Records provided –
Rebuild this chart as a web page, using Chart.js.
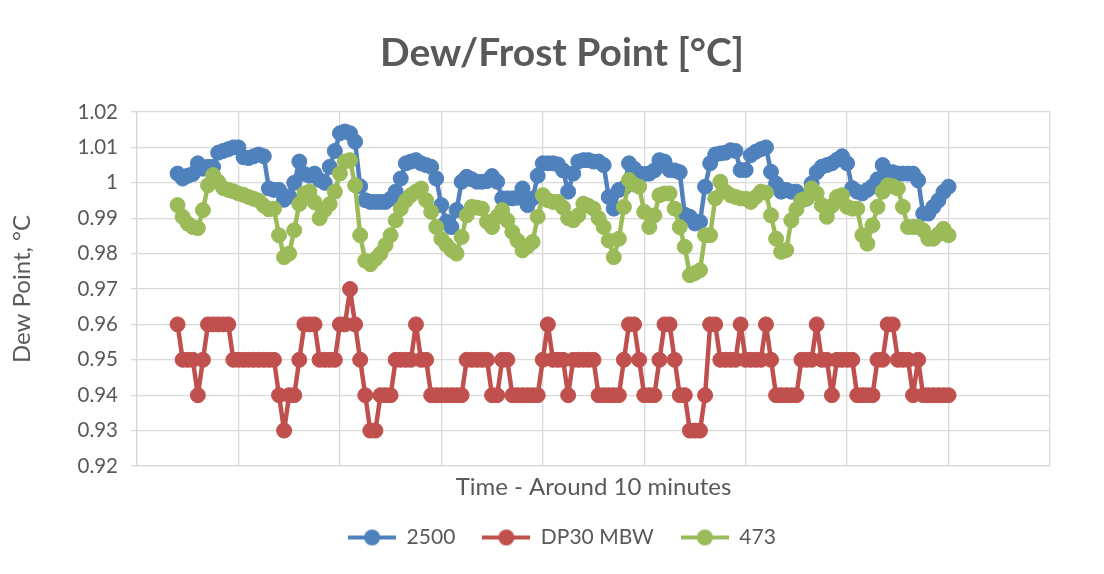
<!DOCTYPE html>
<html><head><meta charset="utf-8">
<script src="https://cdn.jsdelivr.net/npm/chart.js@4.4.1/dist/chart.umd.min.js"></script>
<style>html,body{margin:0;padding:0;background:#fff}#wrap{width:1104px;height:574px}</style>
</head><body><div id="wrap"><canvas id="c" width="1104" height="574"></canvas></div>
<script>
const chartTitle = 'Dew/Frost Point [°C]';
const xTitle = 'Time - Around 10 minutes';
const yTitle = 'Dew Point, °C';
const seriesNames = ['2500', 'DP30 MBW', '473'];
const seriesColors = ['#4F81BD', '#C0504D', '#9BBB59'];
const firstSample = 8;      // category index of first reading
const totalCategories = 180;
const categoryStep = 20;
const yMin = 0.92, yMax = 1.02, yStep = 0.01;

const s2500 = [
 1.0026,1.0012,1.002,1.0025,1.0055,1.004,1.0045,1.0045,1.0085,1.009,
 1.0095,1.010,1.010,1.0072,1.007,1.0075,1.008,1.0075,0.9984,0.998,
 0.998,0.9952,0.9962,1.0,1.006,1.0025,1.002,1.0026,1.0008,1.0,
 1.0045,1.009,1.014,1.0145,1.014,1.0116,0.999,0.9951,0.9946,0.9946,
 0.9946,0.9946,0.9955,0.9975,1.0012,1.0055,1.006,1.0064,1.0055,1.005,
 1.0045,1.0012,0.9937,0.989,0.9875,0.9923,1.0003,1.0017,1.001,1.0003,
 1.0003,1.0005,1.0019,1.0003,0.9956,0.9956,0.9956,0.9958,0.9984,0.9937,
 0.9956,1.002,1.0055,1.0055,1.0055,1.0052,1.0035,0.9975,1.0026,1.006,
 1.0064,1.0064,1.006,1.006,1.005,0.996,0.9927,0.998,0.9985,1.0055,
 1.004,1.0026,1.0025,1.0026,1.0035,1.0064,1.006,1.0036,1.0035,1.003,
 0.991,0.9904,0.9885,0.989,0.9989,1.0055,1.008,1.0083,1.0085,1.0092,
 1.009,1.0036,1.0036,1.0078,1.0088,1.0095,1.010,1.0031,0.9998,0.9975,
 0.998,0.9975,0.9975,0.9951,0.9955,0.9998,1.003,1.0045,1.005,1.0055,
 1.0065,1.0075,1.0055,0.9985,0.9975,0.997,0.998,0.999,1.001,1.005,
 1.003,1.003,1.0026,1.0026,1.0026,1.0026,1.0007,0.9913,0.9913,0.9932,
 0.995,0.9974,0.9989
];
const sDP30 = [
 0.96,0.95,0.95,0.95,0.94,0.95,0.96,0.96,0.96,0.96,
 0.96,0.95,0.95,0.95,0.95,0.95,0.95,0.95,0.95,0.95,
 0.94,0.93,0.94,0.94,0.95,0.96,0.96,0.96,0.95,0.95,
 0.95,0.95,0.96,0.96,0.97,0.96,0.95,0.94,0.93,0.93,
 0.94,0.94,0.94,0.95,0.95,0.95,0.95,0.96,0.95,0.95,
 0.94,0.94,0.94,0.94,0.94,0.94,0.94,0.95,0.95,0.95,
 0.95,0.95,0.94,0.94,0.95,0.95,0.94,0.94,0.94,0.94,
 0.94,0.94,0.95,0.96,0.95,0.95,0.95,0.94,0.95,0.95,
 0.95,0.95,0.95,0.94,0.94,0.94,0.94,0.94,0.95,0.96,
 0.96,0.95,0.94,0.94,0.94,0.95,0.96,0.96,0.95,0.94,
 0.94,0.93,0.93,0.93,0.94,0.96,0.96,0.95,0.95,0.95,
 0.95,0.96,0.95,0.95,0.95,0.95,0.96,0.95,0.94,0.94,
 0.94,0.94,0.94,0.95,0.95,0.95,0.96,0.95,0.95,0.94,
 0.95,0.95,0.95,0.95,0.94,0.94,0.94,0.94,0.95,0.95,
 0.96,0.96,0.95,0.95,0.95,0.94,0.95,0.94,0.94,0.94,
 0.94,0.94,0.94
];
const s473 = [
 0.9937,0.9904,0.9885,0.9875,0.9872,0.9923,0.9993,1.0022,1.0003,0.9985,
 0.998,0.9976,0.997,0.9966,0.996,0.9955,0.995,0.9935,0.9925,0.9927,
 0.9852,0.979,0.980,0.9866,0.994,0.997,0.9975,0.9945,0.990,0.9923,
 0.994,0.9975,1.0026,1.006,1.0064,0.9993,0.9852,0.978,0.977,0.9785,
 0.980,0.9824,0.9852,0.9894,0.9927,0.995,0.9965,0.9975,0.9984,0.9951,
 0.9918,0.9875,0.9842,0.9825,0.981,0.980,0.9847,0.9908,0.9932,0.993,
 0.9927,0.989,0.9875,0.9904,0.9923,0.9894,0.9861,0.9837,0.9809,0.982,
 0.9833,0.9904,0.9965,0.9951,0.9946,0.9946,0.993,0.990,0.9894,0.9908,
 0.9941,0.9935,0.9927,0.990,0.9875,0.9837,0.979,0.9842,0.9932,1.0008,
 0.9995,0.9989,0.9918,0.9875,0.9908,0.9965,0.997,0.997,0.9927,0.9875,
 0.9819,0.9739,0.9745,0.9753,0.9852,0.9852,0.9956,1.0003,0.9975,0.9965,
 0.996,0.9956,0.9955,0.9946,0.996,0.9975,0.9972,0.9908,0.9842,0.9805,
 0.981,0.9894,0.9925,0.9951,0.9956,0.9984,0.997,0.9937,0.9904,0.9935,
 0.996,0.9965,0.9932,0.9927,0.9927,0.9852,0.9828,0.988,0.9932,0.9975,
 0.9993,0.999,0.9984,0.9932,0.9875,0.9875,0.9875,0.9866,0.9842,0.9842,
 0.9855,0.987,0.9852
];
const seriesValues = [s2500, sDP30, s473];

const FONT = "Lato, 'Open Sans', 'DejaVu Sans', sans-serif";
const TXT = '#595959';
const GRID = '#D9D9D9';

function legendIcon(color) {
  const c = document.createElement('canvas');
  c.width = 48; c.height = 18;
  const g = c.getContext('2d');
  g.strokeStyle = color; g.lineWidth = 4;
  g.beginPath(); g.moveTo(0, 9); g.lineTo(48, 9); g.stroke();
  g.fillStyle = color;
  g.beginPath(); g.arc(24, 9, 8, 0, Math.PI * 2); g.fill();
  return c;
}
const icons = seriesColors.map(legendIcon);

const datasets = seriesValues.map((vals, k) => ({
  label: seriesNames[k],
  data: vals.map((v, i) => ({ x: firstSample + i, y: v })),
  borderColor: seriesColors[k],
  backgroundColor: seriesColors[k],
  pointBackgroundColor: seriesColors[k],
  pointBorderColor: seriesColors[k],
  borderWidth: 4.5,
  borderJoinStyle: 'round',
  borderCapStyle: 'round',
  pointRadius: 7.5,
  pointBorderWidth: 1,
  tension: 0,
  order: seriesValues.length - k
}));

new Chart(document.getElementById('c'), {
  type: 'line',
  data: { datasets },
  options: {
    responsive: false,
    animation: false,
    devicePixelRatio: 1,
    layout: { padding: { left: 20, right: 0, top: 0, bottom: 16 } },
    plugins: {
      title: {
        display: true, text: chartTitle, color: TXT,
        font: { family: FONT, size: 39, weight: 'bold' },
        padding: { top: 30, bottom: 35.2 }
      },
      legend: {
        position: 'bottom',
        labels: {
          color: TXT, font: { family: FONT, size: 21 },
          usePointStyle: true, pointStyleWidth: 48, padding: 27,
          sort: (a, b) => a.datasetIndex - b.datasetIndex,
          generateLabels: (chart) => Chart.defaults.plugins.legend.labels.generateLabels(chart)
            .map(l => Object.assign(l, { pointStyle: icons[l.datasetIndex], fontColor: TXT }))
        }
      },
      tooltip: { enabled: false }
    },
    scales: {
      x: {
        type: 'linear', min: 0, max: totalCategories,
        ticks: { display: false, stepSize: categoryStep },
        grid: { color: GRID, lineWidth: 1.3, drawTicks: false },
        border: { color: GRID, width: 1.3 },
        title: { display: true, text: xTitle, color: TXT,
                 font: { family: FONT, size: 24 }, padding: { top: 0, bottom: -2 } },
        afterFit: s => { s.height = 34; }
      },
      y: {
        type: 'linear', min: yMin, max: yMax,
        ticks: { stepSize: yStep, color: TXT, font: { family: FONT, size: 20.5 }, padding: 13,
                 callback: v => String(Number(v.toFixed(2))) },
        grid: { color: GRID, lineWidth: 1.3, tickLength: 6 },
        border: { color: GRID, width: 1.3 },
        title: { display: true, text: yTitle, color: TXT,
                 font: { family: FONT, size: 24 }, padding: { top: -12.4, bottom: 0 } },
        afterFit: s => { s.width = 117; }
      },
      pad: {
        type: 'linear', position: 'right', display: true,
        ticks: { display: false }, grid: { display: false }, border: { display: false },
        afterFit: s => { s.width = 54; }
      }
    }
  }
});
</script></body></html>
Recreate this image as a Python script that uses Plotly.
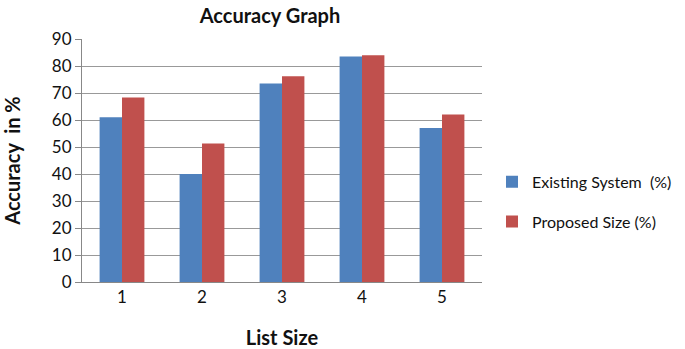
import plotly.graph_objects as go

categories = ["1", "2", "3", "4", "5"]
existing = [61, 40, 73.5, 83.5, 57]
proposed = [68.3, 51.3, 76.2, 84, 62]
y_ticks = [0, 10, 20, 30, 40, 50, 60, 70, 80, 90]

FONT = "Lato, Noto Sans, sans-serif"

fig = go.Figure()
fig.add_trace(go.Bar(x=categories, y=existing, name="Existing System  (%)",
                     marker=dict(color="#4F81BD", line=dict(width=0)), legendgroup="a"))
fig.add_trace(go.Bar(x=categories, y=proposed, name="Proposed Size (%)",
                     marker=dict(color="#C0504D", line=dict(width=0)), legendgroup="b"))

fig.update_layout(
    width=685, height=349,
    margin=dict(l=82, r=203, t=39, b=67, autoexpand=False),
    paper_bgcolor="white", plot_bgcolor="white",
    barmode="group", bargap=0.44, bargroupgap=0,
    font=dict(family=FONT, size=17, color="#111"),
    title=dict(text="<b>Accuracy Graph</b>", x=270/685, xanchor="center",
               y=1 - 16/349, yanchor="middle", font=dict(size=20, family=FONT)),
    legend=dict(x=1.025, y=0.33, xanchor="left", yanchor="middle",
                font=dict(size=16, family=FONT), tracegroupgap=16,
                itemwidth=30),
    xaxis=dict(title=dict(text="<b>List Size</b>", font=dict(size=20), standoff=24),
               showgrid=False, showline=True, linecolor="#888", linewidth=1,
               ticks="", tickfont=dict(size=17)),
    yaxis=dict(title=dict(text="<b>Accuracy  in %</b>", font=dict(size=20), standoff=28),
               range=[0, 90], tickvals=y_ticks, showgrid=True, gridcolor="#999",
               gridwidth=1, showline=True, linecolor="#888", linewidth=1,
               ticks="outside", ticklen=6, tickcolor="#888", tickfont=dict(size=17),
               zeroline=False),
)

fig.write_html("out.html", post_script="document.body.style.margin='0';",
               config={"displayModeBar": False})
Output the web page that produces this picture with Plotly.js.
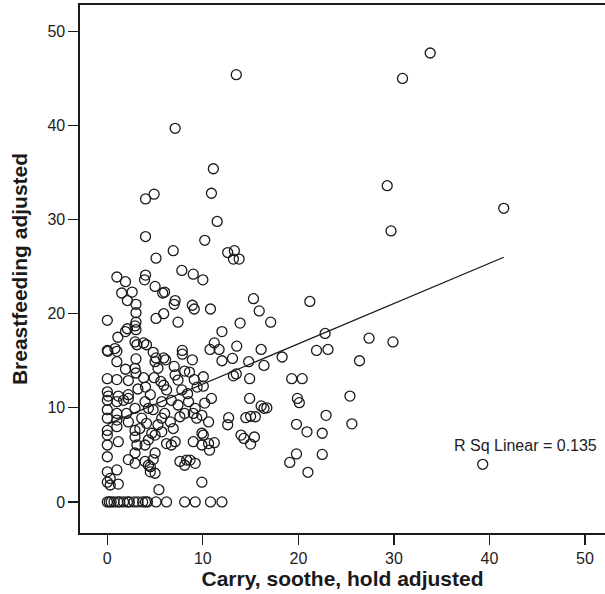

Short exercise –
Look above for lines with the word "that" and copy them all.

Worked answer –
Recreate this image as a Python script that uses Plotly.
Output the web page that produces this picture with Plotly.js.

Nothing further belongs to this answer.